Go figure. No clue where the 36 comes from. Charles advises, though, that I should not specify a start and end date for a slab run. So I make no effort to surgically fix the month numbers and remove the start and end date, specifying a duration instead. (Because I specify in days rather than seconds, I use a negative number...)

The 36 BNDDYI message goes away! Apparently the error "month number is 36" really means "you can't specify dates on a slab run".

The model gets considerably further now. It starts to run the first time step and then proffers this droll message a few times

sublimate away all sea ice
something is probably seriously wrong
ice state at dh stop nstep = 0

amid some other unexpected output, and then aborts.

Three weeks and counting. We wanted a result by next Monday and this will take 48 hours to run. Groan.

Somebody else has come to this pass, describing it as "display the seriously error". Note the useful assistance provided by the community. There's also something in Chinese that Google translates as follows:

help you prawns, the slab ocean model CAM operations serious mistake!

-=-=-=-=-=> Turn CCM and CAM counterparts all know, by adding a simple ocean model (slab ocean model) running CAM, but regardless CAM3.0, or CAM3.1, there are the same mistakes can not continue to run, the Daxia Please help!
Any prawns out there have any advice for me?

Update: Running at last! The last hurdle was knowing that you have to replace the file

cami_0000-09-01_64x128_L26_c030918.nc

with the file

cami_0000-01-01_64x128_T42_L26_SOM_c030918.nc

Unlike the mixed layer depths, this is actually distributed in the initial conditions dataset. I am also using a topography file that differes from the standard one. Not sure why, this is based on lore and not knowledge. It's called

topo-from-cami_0000-01-01_64x128_T42_L26_SOM_c030918.nc

I don't know its provenance, but possibly the name is correct.
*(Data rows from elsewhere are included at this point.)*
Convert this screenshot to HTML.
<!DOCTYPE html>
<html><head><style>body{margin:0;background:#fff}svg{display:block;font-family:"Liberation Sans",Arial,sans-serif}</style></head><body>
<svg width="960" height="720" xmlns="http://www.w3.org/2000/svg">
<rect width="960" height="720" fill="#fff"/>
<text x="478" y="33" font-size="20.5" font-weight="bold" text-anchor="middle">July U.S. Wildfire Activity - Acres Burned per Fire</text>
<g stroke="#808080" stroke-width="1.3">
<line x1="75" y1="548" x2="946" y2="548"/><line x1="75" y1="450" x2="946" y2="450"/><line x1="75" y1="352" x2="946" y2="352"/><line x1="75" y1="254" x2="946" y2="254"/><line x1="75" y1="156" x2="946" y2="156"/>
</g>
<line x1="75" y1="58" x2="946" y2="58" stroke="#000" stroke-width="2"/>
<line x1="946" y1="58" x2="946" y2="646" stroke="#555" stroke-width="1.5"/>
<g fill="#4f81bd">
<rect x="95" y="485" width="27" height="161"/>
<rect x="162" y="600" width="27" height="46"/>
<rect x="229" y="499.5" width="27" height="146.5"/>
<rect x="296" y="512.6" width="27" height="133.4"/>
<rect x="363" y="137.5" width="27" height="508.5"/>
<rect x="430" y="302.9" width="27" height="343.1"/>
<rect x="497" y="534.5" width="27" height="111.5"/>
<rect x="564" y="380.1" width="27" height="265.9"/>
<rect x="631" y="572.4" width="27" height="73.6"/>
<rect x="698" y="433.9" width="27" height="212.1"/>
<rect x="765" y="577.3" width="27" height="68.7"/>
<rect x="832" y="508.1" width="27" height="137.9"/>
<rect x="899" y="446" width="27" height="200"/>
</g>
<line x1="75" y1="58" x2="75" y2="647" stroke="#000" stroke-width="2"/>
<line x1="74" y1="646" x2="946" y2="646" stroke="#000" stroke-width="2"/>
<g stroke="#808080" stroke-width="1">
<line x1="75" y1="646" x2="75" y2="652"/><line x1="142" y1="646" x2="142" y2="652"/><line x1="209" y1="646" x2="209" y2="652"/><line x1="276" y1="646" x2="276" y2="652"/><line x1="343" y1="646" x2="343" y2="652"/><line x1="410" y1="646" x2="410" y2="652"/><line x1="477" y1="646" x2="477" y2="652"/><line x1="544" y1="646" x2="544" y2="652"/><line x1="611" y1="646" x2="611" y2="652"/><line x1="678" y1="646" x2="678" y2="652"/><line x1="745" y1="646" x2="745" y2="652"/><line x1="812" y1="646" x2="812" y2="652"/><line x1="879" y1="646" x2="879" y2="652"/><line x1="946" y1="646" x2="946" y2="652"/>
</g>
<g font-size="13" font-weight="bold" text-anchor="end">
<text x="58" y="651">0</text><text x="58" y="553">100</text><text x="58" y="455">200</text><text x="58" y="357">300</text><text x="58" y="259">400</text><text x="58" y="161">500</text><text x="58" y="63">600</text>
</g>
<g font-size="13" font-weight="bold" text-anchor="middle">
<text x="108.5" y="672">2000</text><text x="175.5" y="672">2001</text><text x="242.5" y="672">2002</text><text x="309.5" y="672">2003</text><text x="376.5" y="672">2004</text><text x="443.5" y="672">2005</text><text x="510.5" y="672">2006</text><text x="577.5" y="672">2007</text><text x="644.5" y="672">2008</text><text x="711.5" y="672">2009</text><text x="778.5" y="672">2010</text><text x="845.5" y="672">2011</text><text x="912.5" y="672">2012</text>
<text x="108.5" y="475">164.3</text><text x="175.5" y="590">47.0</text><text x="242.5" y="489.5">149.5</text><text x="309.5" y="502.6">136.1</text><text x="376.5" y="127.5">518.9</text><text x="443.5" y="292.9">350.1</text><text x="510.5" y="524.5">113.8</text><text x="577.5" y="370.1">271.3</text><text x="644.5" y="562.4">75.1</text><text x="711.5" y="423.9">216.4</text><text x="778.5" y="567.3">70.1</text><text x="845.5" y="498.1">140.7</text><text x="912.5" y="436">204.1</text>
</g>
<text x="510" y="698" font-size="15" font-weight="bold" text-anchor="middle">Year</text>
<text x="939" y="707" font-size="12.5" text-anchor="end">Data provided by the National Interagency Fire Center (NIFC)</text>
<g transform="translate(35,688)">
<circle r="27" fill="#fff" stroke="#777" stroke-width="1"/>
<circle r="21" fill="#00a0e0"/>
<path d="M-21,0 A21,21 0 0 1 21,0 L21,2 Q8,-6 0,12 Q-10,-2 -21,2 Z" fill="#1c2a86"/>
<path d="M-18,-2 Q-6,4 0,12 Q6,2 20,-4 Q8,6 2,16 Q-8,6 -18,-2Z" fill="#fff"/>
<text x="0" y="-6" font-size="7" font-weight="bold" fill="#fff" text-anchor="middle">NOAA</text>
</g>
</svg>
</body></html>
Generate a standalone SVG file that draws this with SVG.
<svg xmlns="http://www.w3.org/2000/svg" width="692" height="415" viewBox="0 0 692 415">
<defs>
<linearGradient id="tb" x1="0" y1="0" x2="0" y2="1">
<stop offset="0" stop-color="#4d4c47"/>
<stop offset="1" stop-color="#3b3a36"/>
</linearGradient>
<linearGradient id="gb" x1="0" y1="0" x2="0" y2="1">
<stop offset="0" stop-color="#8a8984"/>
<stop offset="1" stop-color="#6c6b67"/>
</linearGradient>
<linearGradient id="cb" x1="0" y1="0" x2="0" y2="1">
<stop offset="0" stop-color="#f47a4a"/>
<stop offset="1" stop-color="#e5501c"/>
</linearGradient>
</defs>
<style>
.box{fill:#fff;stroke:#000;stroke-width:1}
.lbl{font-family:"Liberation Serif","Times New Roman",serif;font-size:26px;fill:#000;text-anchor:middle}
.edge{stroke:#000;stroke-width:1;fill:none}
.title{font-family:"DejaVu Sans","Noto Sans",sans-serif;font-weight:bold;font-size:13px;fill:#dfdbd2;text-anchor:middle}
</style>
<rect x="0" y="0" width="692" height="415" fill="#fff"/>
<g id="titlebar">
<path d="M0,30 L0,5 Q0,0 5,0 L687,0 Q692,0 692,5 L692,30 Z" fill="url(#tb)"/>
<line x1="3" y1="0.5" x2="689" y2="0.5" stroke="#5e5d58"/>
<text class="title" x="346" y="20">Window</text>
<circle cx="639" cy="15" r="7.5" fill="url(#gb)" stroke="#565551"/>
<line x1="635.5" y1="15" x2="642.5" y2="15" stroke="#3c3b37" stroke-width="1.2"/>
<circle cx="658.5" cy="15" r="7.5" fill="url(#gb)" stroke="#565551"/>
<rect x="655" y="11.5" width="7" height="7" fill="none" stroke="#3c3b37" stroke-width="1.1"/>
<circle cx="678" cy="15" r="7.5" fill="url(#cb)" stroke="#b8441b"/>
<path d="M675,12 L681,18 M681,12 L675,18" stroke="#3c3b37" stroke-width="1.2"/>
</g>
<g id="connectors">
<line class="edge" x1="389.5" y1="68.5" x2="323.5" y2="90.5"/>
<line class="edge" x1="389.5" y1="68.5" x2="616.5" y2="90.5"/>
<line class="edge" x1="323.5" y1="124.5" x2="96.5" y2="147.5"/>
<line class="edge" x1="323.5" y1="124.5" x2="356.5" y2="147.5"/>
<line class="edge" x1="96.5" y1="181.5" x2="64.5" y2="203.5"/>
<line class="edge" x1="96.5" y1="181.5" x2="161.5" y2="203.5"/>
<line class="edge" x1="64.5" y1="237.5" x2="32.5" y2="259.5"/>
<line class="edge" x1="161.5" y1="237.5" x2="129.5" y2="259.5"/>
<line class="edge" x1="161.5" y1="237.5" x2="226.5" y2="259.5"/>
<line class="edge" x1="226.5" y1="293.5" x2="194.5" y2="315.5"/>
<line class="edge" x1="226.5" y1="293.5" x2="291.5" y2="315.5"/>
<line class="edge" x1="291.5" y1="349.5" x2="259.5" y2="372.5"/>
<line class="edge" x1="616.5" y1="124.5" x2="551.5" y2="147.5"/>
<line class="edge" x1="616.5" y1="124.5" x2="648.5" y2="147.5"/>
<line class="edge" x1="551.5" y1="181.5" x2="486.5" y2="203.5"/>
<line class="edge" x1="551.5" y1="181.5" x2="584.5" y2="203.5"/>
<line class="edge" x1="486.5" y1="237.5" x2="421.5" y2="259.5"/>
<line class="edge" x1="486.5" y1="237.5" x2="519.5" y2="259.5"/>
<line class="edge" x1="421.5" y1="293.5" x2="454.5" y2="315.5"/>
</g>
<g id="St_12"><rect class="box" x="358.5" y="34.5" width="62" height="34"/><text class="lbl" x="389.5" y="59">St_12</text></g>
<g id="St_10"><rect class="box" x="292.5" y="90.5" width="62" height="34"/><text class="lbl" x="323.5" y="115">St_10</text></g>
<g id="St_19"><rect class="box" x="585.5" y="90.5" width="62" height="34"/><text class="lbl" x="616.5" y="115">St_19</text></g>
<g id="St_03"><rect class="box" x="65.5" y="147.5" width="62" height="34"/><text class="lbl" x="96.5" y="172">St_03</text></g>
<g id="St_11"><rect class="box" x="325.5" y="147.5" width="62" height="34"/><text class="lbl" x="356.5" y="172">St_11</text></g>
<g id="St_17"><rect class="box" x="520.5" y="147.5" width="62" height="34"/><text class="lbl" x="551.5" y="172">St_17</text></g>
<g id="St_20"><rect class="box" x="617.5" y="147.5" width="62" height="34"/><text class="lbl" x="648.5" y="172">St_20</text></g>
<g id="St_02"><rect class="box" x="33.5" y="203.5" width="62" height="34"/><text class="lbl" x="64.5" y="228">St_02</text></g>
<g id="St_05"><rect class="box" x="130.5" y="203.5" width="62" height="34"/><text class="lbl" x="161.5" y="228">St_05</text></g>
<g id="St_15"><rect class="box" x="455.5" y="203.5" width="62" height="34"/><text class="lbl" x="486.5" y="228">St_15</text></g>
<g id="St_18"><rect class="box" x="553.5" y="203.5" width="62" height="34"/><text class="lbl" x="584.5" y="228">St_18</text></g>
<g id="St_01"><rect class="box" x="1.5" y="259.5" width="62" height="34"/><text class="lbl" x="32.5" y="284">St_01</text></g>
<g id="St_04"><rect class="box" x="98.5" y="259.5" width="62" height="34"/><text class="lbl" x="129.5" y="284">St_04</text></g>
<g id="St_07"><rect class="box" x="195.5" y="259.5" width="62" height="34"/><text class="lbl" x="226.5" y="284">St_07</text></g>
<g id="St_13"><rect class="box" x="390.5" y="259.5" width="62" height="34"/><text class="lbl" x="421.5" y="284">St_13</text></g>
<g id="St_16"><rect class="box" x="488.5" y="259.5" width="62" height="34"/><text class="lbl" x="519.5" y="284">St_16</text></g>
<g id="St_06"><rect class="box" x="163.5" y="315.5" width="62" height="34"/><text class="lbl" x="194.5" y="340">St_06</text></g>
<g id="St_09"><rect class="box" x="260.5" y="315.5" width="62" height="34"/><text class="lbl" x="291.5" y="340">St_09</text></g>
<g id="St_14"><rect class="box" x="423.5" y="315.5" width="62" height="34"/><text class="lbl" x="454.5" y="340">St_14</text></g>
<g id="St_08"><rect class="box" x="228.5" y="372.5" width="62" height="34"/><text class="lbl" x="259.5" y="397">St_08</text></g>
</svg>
If that's the case, though, it isn't clear why there are two different files at all. Some totally undocumented use case perhaps?

This is actually consistent with the message from "seriously message" guy. It is not documented as part of the procedure for the use case in the documents. There is a tiny clue in the redme for defineqflux:

Another executable available (but hopefully unnecessary) in the definesomic
module is (also) called definesomic. It adds necessary SOM fields to an
initial dataset if they are not already there.
If there are fields missing from the initial conditions, you'd think something better than "something is seriously wrong" and lots of numerical output would be possible.

Not sure how much further to investigate.